>>>>>
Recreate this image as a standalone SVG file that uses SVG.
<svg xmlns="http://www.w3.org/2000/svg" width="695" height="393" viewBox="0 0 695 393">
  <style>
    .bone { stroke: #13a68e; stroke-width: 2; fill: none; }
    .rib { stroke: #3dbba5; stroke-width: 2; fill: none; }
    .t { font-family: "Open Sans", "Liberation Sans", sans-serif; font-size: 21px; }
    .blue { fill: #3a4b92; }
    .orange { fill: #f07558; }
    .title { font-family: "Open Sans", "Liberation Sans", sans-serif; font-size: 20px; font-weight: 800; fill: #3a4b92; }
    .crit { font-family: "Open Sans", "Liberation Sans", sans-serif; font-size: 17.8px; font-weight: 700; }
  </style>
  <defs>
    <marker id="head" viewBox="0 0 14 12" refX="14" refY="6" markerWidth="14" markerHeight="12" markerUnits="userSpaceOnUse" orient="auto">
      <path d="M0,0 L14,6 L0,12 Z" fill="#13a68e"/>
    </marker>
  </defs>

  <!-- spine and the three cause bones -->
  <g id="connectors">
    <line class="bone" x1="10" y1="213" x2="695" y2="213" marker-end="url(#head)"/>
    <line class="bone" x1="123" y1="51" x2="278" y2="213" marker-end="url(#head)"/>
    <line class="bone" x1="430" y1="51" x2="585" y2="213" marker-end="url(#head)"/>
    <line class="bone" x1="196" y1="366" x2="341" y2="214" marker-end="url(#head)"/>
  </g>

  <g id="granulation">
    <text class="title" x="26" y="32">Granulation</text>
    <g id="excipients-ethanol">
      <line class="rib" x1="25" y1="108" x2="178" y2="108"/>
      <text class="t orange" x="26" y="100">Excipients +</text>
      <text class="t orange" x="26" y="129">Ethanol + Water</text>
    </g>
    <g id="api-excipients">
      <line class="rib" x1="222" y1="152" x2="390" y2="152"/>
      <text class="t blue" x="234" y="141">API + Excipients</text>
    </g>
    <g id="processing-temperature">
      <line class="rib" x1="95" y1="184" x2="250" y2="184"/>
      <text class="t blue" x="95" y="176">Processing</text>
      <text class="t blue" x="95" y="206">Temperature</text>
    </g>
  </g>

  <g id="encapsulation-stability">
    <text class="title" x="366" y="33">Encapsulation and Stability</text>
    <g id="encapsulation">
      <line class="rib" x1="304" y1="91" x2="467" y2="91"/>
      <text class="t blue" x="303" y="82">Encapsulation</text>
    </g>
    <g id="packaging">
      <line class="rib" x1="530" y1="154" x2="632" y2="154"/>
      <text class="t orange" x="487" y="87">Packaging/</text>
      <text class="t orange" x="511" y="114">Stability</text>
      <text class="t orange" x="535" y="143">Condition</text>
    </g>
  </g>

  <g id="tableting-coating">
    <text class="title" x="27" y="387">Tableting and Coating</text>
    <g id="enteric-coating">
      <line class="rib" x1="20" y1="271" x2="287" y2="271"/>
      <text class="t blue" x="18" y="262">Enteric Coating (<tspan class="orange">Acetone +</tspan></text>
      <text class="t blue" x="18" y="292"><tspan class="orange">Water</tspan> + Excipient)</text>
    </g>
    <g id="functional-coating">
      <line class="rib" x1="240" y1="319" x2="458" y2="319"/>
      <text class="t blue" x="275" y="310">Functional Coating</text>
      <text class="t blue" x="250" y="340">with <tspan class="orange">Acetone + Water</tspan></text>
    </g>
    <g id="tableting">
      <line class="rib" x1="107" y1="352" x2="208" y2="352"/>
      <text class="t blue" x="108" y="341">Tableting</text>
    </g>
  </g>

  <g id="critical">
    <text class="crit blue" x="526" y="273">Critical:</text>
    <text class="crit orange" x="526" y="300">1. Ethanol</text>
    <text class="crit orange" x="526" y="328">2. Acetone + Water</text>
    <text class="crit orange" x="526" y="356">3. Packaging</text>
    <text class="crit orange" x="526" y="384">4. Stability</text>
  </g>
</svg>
<<<<<
Repeat the data verbatim.

* [Result of this task]:
Recreate this image as a standalone SVG file that uses SVG.
<svg xmlns="http://www.w3.org/2000/svg" width="695" height="393" viewBox="0 0 695 393">
  <style>
    .bone { stroke: #13a68e; stroke-width: 2; fill: none; }
    .rib { stroke: #3dbba5; stroke-width: 2; fill: none; }
    .t { font-family: "Open Sans", "Liberation Sans", sans-serif; font-size: 21px; }
    .blue { fill: #3a4b92; }
    .orange { fill: #f07558; }
    .title { font-family: "Open Sans", "Liberation Sans", sans-serif; font-size: 20px; font-weight: 800; fill: #3a4b92; }
    .crit { font-family: "Open Sans", "Liberation Sans", sans-serif; font-size: 17.8px; font-weight: 700; }
  </style>
  <defs>
    <marker id="head" viewBox="0 0 14 12" refX="14" refY="6" markerWidth="14" markerHeight="12" markerUnits="userSpaceOnUse" orient="auto">
      <path d="M0,0 L14,6 L0,12 Z" fill="#13a68e"/>
    </marker>
  </defs>

  <!-- spine and the three cause bones -->
  <g id="connectors">
    <line class="bone" x1="10" y1="213" x2="695" y2="213" marker-end="url(#head)"/>
    <line class="bone" x1="123" y1="51" x2="278" y2="213" marker-end="url(#head)"/>
    <line class="bone" x1="430" y1="51" x2="585" y2="213" marker-end="url(#head)"/>
    <line class="bone" x1="196" y1="366" x2="341" y2="214" marker-end="url(#head)"/>
  </g>

  <g id="granulation">
    <text class="title" x="26" y="32">Granulation</text>
    <g id="excipients-ethanol">
      <line class="rib" x1="25" y1="108" x2="178" y2="108"/>
      <text class="t orange" x="26" y="100">Excipients +</text>
      <text class="t orange" x="26" y="129">Ethanol + Water</text>
    </g>
    <g id="api-excipients">
      <line class="rib" x1="222" y1="152" x2="390" y2="152"/>
      <text class="t blue" x="234" y="141">API + Excipients</text>
    </g>
    <g id="processing-temperature">
      <line class="rib" x1="95" y1="184" x2="250" y2="184"/>
      <text class="t blue" x="95" y="176">Processing</text>
      <text class="t blue" x="95" y="206">Temperature</text>
    </g>
  </g>

  <g id="encapsulation-stability">
    <text class="title" x="366" y="33">Encapsulation and Stability</text>
    <g id="encapsulation">
      <line class="rib" x1="304" y1="91" x2="467" y2="91"/>
      <text class="t blue" x="303" y="82">Encapsulation</text>
    </g>
    <g id="packaging">
      <line class="rib" x1="530" y1="154" x2="632" y2="154"/>
      <text class="t orange" x="487" y="87">Packaging/</text>
      <text class="t orange" x="511" y="114">Stability</text>
      <text class="t orange" x="535" y="143">Condition</text>
    </g>
  </g>

  <g id="tableting-coating">
    <text class="title" x="27" y="387">Tableting and Coating</text>
    <g id="enteric-coating">
      <line class="rib" x1="20" y1="271" x2="287" y2="271"/>
      <text class="t blue" x="18" y="262">Enteric Coating (<tspan class="orange">Acetone +</tspan></text>
      <text class="t blue" x="18" y="292"><tspan class="orange">Water</tspan> + Excipient)</text>
    </g>
    <g id="functional-coating">
      <line class="rib" x1="240" y1="319" x2="458" y2="319"/>
      <text class="t blue" x="275" y="310">Functional Coating</text>
      <text class="t blue" x="250" y="340">with <tspan class="orange">Acetone + Water</tspan></text>
    </g>
    <g id="tableting">
      <line class="rib" x1="107" y1="352" x2="208" y2="352"/>
      <text class="t blue" x="108" y="341">Tableting</text>
    </g>
  </g>

  <g id="critical">
    <text class="crit blue" x="526" y="273">Critical:</text>
    <text class="crit orange" x="526" y="300">1. Ethanol</text>
    <text class="crit orange" x="526" y="328">2. Acetone + Water</text>
    <text class="crit orange" x="526" y="356">3. Packaging</text>
    <text class="crit orange" x="526" y="384">4. Stability</text>
  </g>
</svg>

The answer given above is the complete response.